A federal judge in Charlotte this week delivered a time-honored message:
It’s not nice to fool around with Mother Nature.
U.S. District Judge Max Cogburn sentenced a Charlotte man to 18 months in prison for rigging more than 530 vehicle emission inspections. Jassim Juburi, prosecutors says, took bribes as high as $100 a car.
Juburi, a mechanic and licensed emissions inspector at Central Auto Inspection & Repair, 2020 Central Ave., must also pay a $15,000 fine. He was sentenced Thursday.
According to the U.S. Attorney’s Office, Juburi pleaded guilty in March 2012 to one count of conspiracy to violate the Clean Air Act by making fraudulent inspections.
Despite his plea, investigators say, Juburi made almost a dozen more phony inspections, stopping only after the N.C. Department of Motor Vehicles suspended Central Auto’s inspection license for 10 years. Juburi has been in federal custody since October.
The Charlotte region has been battling bad air for decades. The Clean Air Act requires annual emission inspections here because most of the metropolitan area flunks the federal standard for ozone, a potent gas that can cause lung and breathing problems, and which is built, in part, from engine emissions.
The American Lung Association ranked the city’s air 19th-worst in the country this year because of ozone. Past rankings have placed Charlotte in the top-10 worst.
Most motorists in about half of North Carolina’s 100 counties are required to have their vehicles tested for emissions each year at one of the 7,000 private inspection stations overseen by the state. Owners of cars that fail the test often face expensive repairs to meet the emission standards.
A 2011 investigation by the Observer found that some garages undermine the testing by falsifying results, sometimes for bribes. The process is known as “clean scanning.”
That same year, two arrests were made at a north Charlotte garage where more than 12,000 inspections took place over a three-year period but only 854 cars failed.
At Central Auto, investigators say Juburi took bribes to give dirty cars clean bills of health. He did so by hooking up surrogate vehicles to his emissions-testing equipment.
Sometimes he took even bigger shortcuts.
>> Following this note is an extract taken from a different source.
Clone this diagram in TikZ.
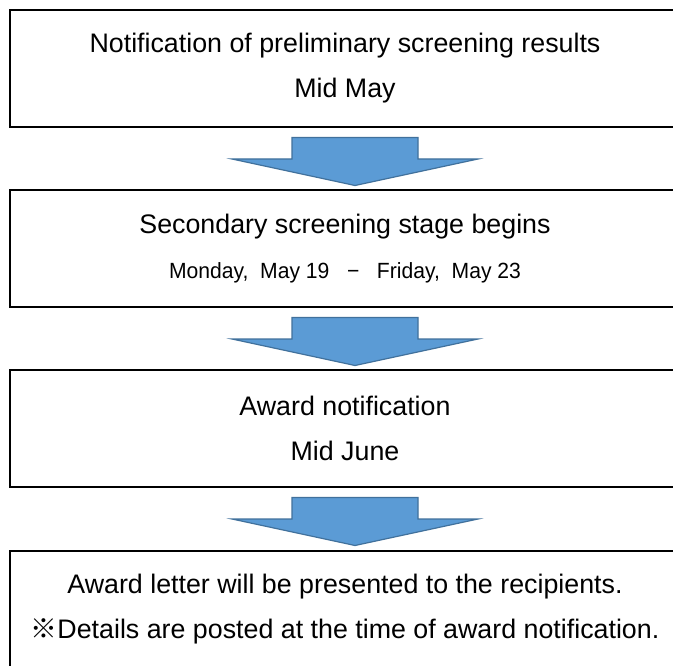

Undercover investigators received an emissions certificate from Juburi, prosecutors say, without ever dropping off a car.
The Juburi probe involved investigators from the Environmental Protection Agency office in Atlanta, the State Bureau of Investigation and N.C. Division of Motor Vehicles.
DMV spokeswoman Marge Howell said the sweep of agencies – and the specter of jail time and other penalties – has led to a statewide drop in clean scanning.
“Inspection stations all over the state have gotten the word,” she said. “Well, obviously, not all of them, but most of them have.”